**Dataset records:**
------------------------------

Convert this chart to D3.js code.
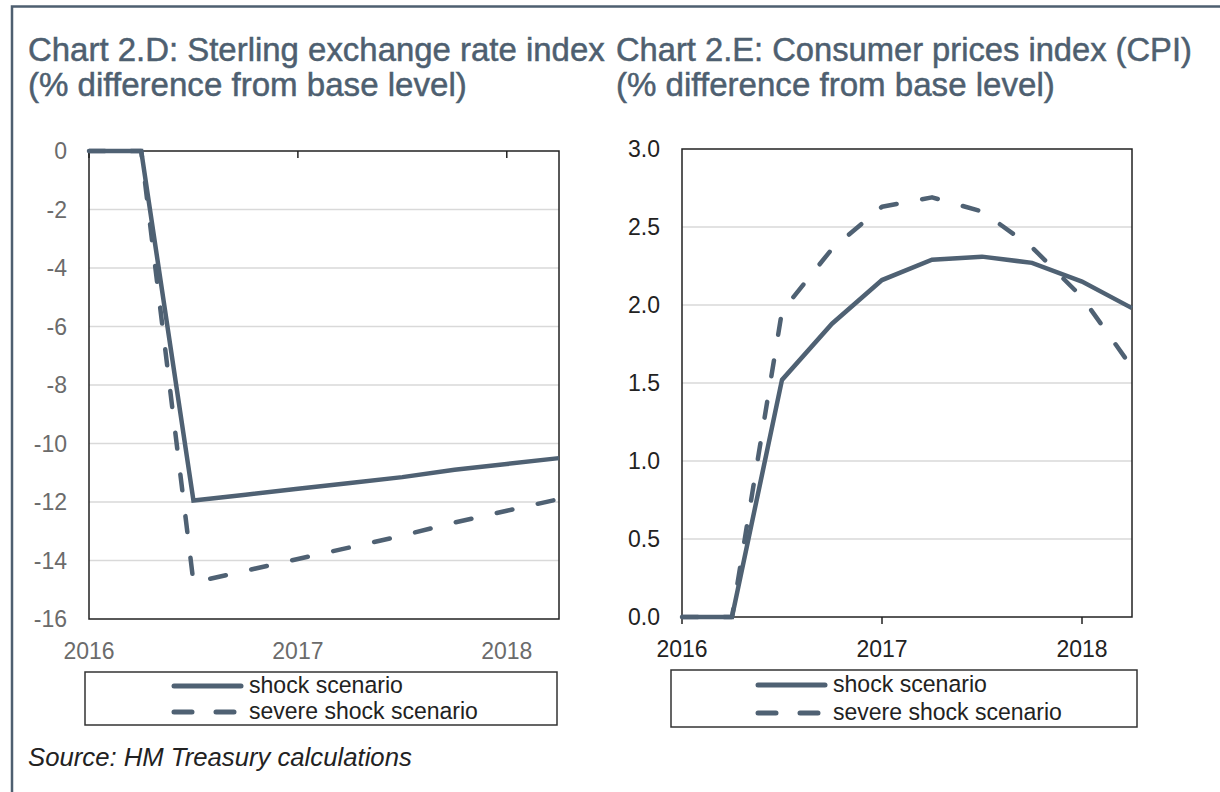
<!DOCTYPE html>
<html><head><meta charset="utf-8">
<script src="https://cdn.jsdelivr.net/npm/d3@7"></script>
<style>body{margin:0;background:#fff}svg{display:block}</style>
</head><body>
<svg id="c" width="1220" height="792"></svg>
<script>
// ---------- data ----------
const quarters = ["2016 Q1","2016 Q2","2016 Q3","2016 Q4","2017 Q1","2017 Q2","2017 Q3","2017 Q4","2018 Q1","2018 Q2"];
const yearTicks = [0, 4, 8];
const yearLabels = ["2016", "2017", "2018"];
const seriesNames = ["shock scenario", "severe shock scenario"];

const erShock  = [0, 0, -11.95, -11.75, -11.55, -11.35, -11.15, -10.9, -10.7, -10.5];
const erSevere = [0, 0, -14.75, -14.35, -13.95, -13.55, -13.15, -12.7, -12.3, -11.9];
const erTicks  = [0, -2, -4, -6, -8, -10, -12, -14, -16];

const cpiShock  = [0, 0, 1.52, 1.88, 2.16, 2.29, 2.31, 2.27, 2.15, 1.98];
const cpiSevere = [0, 0, 1.96, 2.36, 2.63, 2.69, 2.60, 2.37, 2.05, 1.60];
const cpiTicks  = [0, 0.5, 1.0, 1.5, 2.0, 2.5, 3.0];

const titleD = ["Chart 2.D: Sterling exchange rate index", "(% difference from base level)"];
const titleE = ["Chart 2.E: Consumer prices index (CPI)", "(% difference from base level)"];
const sourceText = "Source: HM Treasury calculations";

// ---------- styles ----------
const LINE = "#4f6173", TITLE = "#4e5f70", FONT = "'Liberation Sans', Arial, sans-serif";
const svg = d3.select("#c");

function fit(sel, w) {
  const n = sel.node(); const cur = +sel.attr("font-size"); const l = n.getComputedTextLength();
  sel.attr("font-size", cur * w / l);
}

// outer frame
svg.append("rect").attr("x", 12).attr("y", 6.5).attr("width", 1240).attr("height", 820)
  .attr("fill", "none").attr("stroke", TITLE).attr("stroke-width", 2.5);

// titles
function title(lines, x, widths) {
  lines.forEach((t, i) => {
    const s = svg.append("text").attr("x", x).attr("y", 61 + i * 35).attr("fill", TITLE)
      .attr("font-family", FONT).attr("font-size", 31).attr("stroke", TITLE).attr("stroke-width", 0.5)
      .text(t);
    fit(s, widths[i]);
  });
}
title(titleD, 28, [577, 439]);
title(titleE, 616, [576, 439]);

// source
fit(svg.append("text").attr("x", 28).attr("y", 766).attr("font-family", FONT).attr("font-style", "italic")
  .attr("font-size", 22).attr("fill", "#222").text(sourceText), 384);

function panel(cfg) {
  const x = d3.scaleLinear().domain([0, quarters.length - 1]).range([cfg.x0, cfg.x1]);
  const y = d3.scaleLinear().domain(cfg.domain).range([cfg.y1, cfg.y0]);
  const g = svg.append("g");
  // gridlines
  g.selectAll(".grid").data(cfg.ticks.filter(t => t !== cfg.domain[0] && t !== cfg.domain[1]))
    .join("line").attr("x1", cfg.x0).attr("x2", cfg.x1).attr("y1", d => y(d)).attr("y2", d => y(d))
    .attr("stroke", "#d9d9d9").attr("stroke-width", 1.5);
  // y labels
  g.selectAll(".yl").data(cfg.ticks).join("text")
    .attr("x", cfg.x0 - 22).attr("y", d => y(d)).attr("dy", "0.36em").attr("text-anchor", "end")
    .attr("font-family", FONT).attr("font-size", 23).attr("fill", cfg.labelColor)
    .text(d => cfg.fmt(d));
  // x labels
  g.selectAll(".xl").data(yearTicks).join("text")
    .attr("x", d => x(d)).attr("y", cfg.xLabelY).attr("text-anchor", "middle")
    .attr("font-family", FONT).attr("font-size", 23).attr("fill", cfg.labelColor)
    .text((d, i) => yearLabels[i]);
  // box
  g.append("rect").attr("x", cfg.x0).attr("y", cfg.y0).attr("width", cfg.x1 - cfg.x0).attr("height", cfg.y1 - cfg.y0)
    .attr("fill", "none").attr("stroke", "#222").attr("stroke-width", 1.5);
  // x ticks
  const ay = y(0);
  g.selectAll(".xt").data(yearTicks).join("line")
    .attr("x1", d => x(d)).attr("x2", d => x(d)).attr("y1", ay).attr("y2", ay + cfg.tickLen)
    .attr("stroke", "#222").attr("stroke-width", 1.5);
  const line = d3.line().x((d, i) => x(i)).y(d => y(d));
  g.append("path").attr("d", line(cfg.severe)).attr("fill", "none").attr("stroke", LINE)
    .attr("stroke-width", 4.5).attr("stroke-dasharray", "16,26").attr("stroke-linecap", "round").attr("stroke-linejoin", "round");
  g.append("path").attr("d", line(cfg.shock)).attr("fill", "none").attr("stroke", LINE)
    .attr("stroke-width", 4.5).attr("stroke-linejoin", "miter");
  // legend
  const L = cfg.legend;
  g.append("rect").attr("x", L.x0).attr("y", L.y0).attr("width", L.x1 - L.x0).attr("height", L.y1 - L.y0)
    .attr("fill", "none").attr("stroke", "#333").attr("stroke-width", 1.5);
  seriesNames.forEach((n, i) => {
    const ly = L.rows[i];
    g.append("line").attr("x1", L.lx0).attr("x2", L.lx1).attr("y1", ly).attr("y2", ly)
      .attr("stroke", LINE).attr("stroke-width", 5).attr("stroke-linecap", "round")
      .attr("stroke-dasharray", i ? "18,24" : null);
    fit(g.append("text").attr("x", L.tx).attr("y", ly + 7).attr("font-family", FONT).attr("font-size", 22)
      .attr("fill", "#222").text(n), i ? 229 : 154);
  });
}

panel({x0: 89, x1: 559, y0: 151, y1: 619, domain: [-16, 0], ticks: erTicks, fmt: d => String(d),
  shock: erShock, severe: erSevere, labelColor: "#6b6b6b", xLabelY: 659, tickLen: 7,
  legend: {x0: 85, x1: 557, y0: 672, y1: 725, lx0: 174, lx1: 241, tx: 249, rows: [686, 712]}});

panel({x0: 682, x1: 1132, y0: 149, y1: 617, domain: [0, 3], ticks: cpiTicks, fmt: d => d.toFixed(1),
  shock: cpiShock, severe: cpiSevere, labelColor: "#222", xLabelY: 657, tickLen: 7,
  legend: {x0: 671, x1: 1137, y0: 670, y1: 727, lx0: 758, lx1: 825, tx: 833, rows: [685, 713]}});
</script>
</body></html>
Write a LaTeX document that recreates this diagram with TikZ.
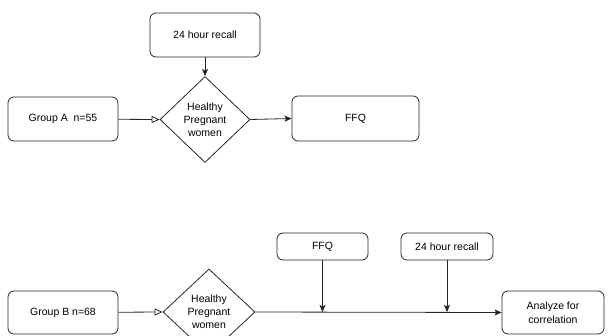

------------------------------

**Written request:**
Quote only what lies between the first line of the records and the line containing "2.0, 2.5, 3.0];", please, including both lines and excluding images.

**Reply:**
Convert this chart to D3.js code.
<!DOCTYPE html>
<html><head><meta charset="utf-8">
<script src="https://cdn.jsdelivr.net/npm/d3@7"></script>
<style>body{margin:0;background:#fff}svg{display:block}</style>
</head><body>
<svg id="c" width="1220" height="792"></svg>
<script>
// ---------- data ----------
const quarters = ["2016 Q1","2016 Q2","2016 Q3","2016 Q4","2017 Q1","2017 Q2","2017 Q3","2017 Q4","2018 Q1","2018 Q2"];
const yearTicks = [0, 4, 8];
const yearLabels = ["2016", "2017", "2018"];
const seriesNames = ["shock scenario", "severe shock scenario"];

const erShock  = [0, 0, -11.95, -11.75, -11.55, -11.35, -11.15, -10.9, -10.7, -10.5];
const erSevere = [0, 0, -14.75, -14.35, -13.95, -13.55, -13.15, -12.7, -12.3, -11.9];
const erTicks  = [0, -2, -4, -6, -8, -10, -12, -14, -16];

const cpiShock  = [0, 0, 1.52, 1.88, 2.16, 2.29, 2.31, 2.27, 2.15, 1.98];
const cpiSevere = [0, 0, 1.96, 2.36, 2.63, 2.69, 2.60, 2.37, 2.05, 1.60];
const cpiTicks  = [0, 0.5, 1.0, 1.5, 2.0, 2.5, 3.0];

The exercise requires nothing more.